Land Of Talk, Cloak and Cipher
Having (literally) lost its voice, Land of Talk recovers, forcefully
There's a Bon Iver-like back story behind Cloak and Cipher, the slow-burning follow-up to Land of Talk's 2008 debut, Some Are Lakes. Shortly after touring with fellow Ontarians Broken Social Scene in fall 2008, front lady Elizabeth Powell was diagnosed with a vocal polyp and sidelined for several months of silence and speech therapy. Stuck in her house and forbidden to speak, with just old books and half-written guitar lines for company, she slowly started to piece together what would become her second full-length — not like you could tell from listening to the record, which thunders and surges as much as the first.

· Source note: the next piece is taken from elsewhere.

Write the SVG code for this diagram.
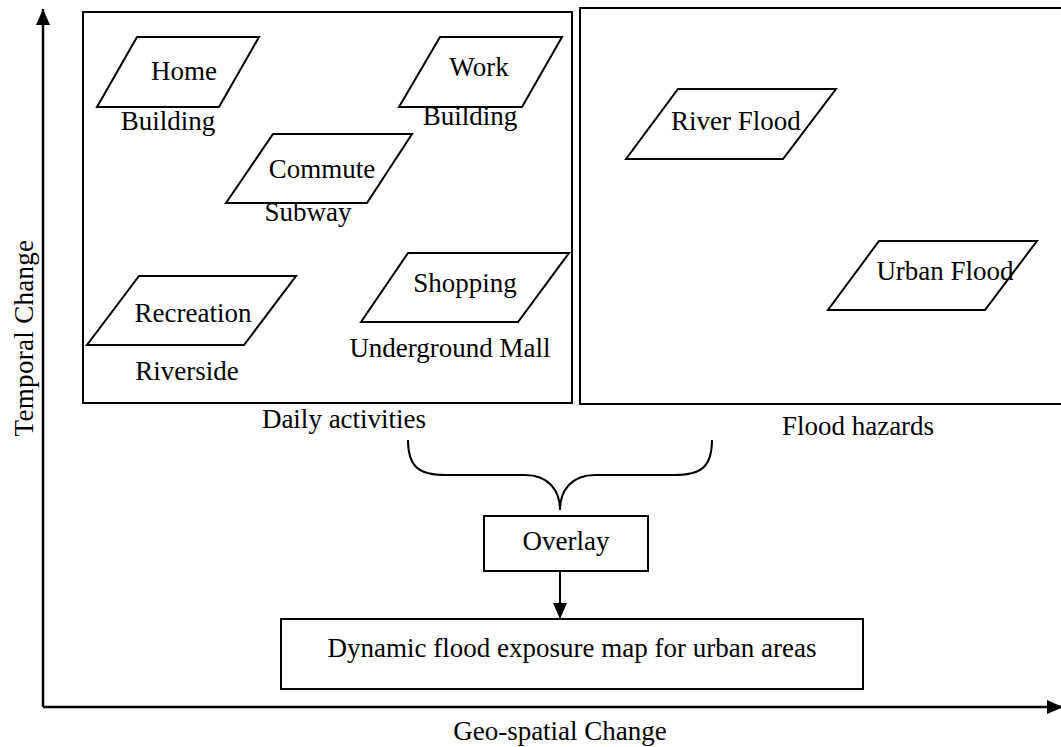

Powell and her current three-man line-up seem to have directed their ample energies in a slightly different direction, aiming less at tightly-wound, guitar-gnarled excess ("Give Me Back My Heart Attack") and more at the sort of measured intensity that BSS & Co. are known for (see: "Swift Coin," "Hamburg, Noon"). But Powell's main gift is still her voice: distinctive, compelling and untrained, it recalls Cat Power numbers like "Quarry Hymns" and skews toward the serrated clarity of Sleater-Kinney's Corin Tucker in more vehement moments. It's indicative that, though Powell sings mostly about nothing (newspaper headlines, context-less phrases, passages from books she took apart out of boredom), you still get the sense that she's saying a lot. The resulting album is both forceful and unreal — like a lucid dream or being forced to spend months hermit-like, not speaking.